Insiden Kapal Tongkang Nikel Terdampar di Konawe, Erwin Usman Minta Kementerian LHK dan BLH Sultra Lakukan Investigasi

Sebuah kapal tongkang berisi nikel dalam kondisi nyaris terbalik, dilaporkan masih berada di bibir Pantai Batu Gong, Konawe (Foto: Istimewa)

JAKARTA, BUTONSATU.com - Berapa hari lalu, Selasa (13/7/2021), sebuah kapal tongkang berisi nikel dalam kondisi nyaris terbalik, dilaporkan masih berada di bibir Pantai Batu Gong, Konawe, Sulawesi Tenggara (Sultra).

Hal tersebut terjadi karena diduga tali kapal tongkang putus saat dihantam ombak besar disertai angin kencang tidak jauh dari pabrik pemurnian (smelter) nikel PT Virtue Dragon Nickel Industry (VDNI), sementara pemilik kapal tongkang yang mengakibatkan pencemaran di wilayah tersebut belum diketahui identitasnya.

Terhadap peristiwa tersebut, Direktur Eksekutif Indonesia Mining and Energy Studies (IMES) Erwin Usman meminta Kementerian Lingkungan Hidup dan Kehutanan (LHK) dan jajaran Badan Lingkungan Hidup (BLH) Sultra agar segera mengambil langkah-langkah strategis, cepat dan terukur untuk menggelar investigasi dan mencegah terjadinya pencemaran terhadap biota laut dan ekosistem di sekitar lokasi peristiwa.

"Langkah ini juga bertujuan untuk mengetahui siapa pemilik dan penanggung jawab kapal tongkang itu," tulis Erwin Usman dalam rilisnya kepada media ini, Sabtu (17/7/2021).
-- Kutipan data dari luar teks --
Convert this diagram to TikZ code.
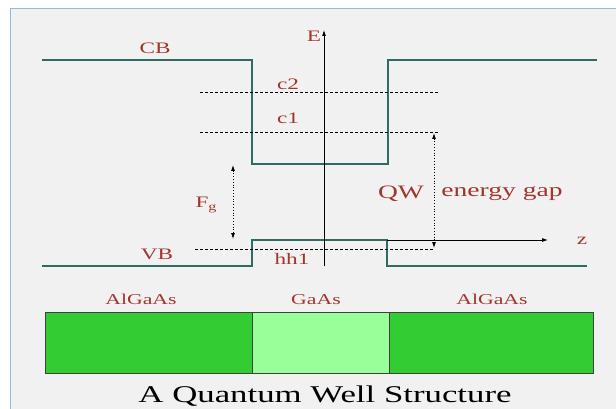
\documentclass[tikz,border=0pt]{standalone}
\usepackage{fontspec}
\setmainfont[FakeStretch=1.45]{Liberation Serif}
\usetikzlibrary{arrows.meta}
\definecolor{bgc}{HTML}{F1F1F1}
\definecolor{framec}{HTML}{8DBFDC}
\definecolor{bandc}{HTML}{2E6B62}
\definecolor{labc}{HTML}{A2352E}
\definecolor{dkgreen}{HTML}{33CC33}
\definecolor{ltgreen}{HTML}{99FF99}
\tikzset{
  x=1pt, y=-1pt,
  band/.style={draw=bandc, line width=2.2pt},
  level/.style={draw=black, line width=0.6pt, dash pattern=on 3pt off 2pt},
  axis/.style={draw=black, line width=0.8pt, -{Latex[length=6pt,width=4pt]}},
  gap/.style={draw=black, line width=0.8pt, dotted, {Latex[length=6pt,width=4pt]}-{Latex[length=6pt,width=4pt]}},
  lab/.style={text=labc, font=\fontsize{16}{16}\selectfont, inner sep=0pt},
  mat/.style={text=labc, font=\fontsize{15}{15}\selectfont, inner sep=0pt, anchor=base},
  layer/.style={draw=black!75, line width=1pt, inner sep=0pt, minimum height=61pt}
}
\begin{document}
\begin{tikzpicture}
\useasboundingbox (0,0) rectangle (616,409);
\fill[white] (0,0) rectangle (616,409);
\filldraw[fill=bgc, draw=framec, line width=1pt] (10,9) rectangle (640,430);

% band edges
\coordinate (cbL) at (42,60);
\coordinate (wL) at (252,60);
\coordinate (wLb) at (252,164);
\coordinate (wRb) at (388,164);
\coordinate (wR) at (388,60);
\coordinate (cbR) at (597,60);
\draw[band] (cbL) -- (wL) -- (wLb) -- (wRb) -- (wR) -- (cbR);
\coordinate (vbL) at (42,266);
\coordinate (vL) at (252,266);
\coordinate (vLt) at (252,240);
\coordinate (vRt) at (387,240);
\coordinate (vR) at (387,266);
\coordinate (vbR) at (587,266);
\draw[band] (vbL) -- (vL) -- (vLt) -- (vRt) -- (vR) -- (vbR);

% axes
\coordinate (eB) at (324,266);
\coordinate (eT) at (324,30);
\draw[axis] (eB) -- (eT);
\coordinate (zS) at (387,240);
\coordinate (zE) at (548,240);
\draw[axis] (zS) -- (zE);

% levels
\coordinate (c2a) at (200,92);  \coordinate (c2b) at (438,92);
\coordinate (c1a) at (200,132); \coordinate (c1b) at (438,132);
\coordinate (h1a) at (195,249); \coordinate (h1b) at (433,249);
\draw[level] (c2a) -- (c2b);
\draw[level] (c1a) -- (c1b);
\draw[level] (h1a) -- (h1b);

% gap arrows
\coordinate (fgT) at (233,165); \coordinate (fgB) at (233,239);
\draw[gap] (fgT) -- (fgB);
\coordinate (qwT) at (434,133); \coordinate (qwB) at (434,248);
\draw[gap] (qwT) -- (qwB);

% labels
\node[lab] (cb) at (155,48) {CB};
\node[lab] (E) at (314,36) {E};
\node[lab] (c2) at (288,84) {c2};
\node[lab] (c1) at (288,118) {c1};
\node[lab] (fg) at (205,205) {F$_{\mathrm{g}}$};
\node[lab, font=\fontsize{19}{19}\selectfont] (qw) at (401,194) {QW};
\node[lab, font=\fontsize{19}{19}\selectfont] (eg) at (502,194) {energy gap};
\node[lab] (vb) at (157,254) {VB};
\node[lab] (hh) at (292,259) {hh1};
\node[lab] (z) at (582,241) {z};

% layers
\node[mat] (m1) at (141,304) {AlGaAs};
\node[mat] (m2) at (316,304) {GaAs};
\node[mat] (m3) at (492,304) {AlGaAs};
\node[layer, fill=dkgreen, minimum width=207pt, anchor=north west] (L1) at (45,312) {};
\node[layer, fill=ltgreen, minimum width=137pt, anchor=north west] (L2) at (252,312) {};
\node[layer, fill=dkgreen, minimum width=204pt, anchor=north west] (L3) at (389,312) {};

\node[inner sep=0pt, anchor=base, font=\fontsize{24}{24}\selectfont] (title) at (325,402) {A Quantum Well Structure};
\end{tikzpicture}
\end{document}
Dikatakannya, bila ditemukan unsur kelalaian dalam investigasi itu, maka ia meminta kepada kementerian LHK dapat mengambil langkah penegakan hukum dengan membawanya ke pengadilan.

"Agar korporasinya dimintai pertanggungjawaban hukum pidana bagi penanggungjawabnya, dan ganti rugi untuk pemulihan ekologi dan lingkungan hidup terdampak," katanya.

"Langkah ini untuk memastikan korporasi pelaku usaha pertambangan agar sejak awal menerapkan prinsip kehati-hati dini dalam berusaha (precautionary principle), sebagaimana roh dan amanat Undang-Undang Perlindungan dan Pengelolaan Lingkungan Hidup (UUPLH) No. 32 Tahun 2009," sambungnya.

Menurutnya, Precautionary principle atau prinsip kehati-hatian ini menekankan pada bagaimana melakukan pencegahan agar tidak terjadi penurunan kualitas lingkungan hidup akibat pencemaran. Lebih jauh lagi, prinsip ini juga mengatur mengenai pencegahan agar tidak terjadinya kerusakan lingkungan hidup.

"Prinsipnya, setiap penanggung jawab usaha dan/atau kegiatan yang melakukan perbuatan melanggar hukum berupa pencemaran dan/atau perusakan lingkungan hidup yang menimbulkan kerugian pada orang lain atau lingkungan hidup wajib membayar ganti rugi dan/atau melakukan tindakan tertentu. Hal ini jelas ditegaskan dalam Pasal 87 ayat (1) UU PPLH," tegasnya.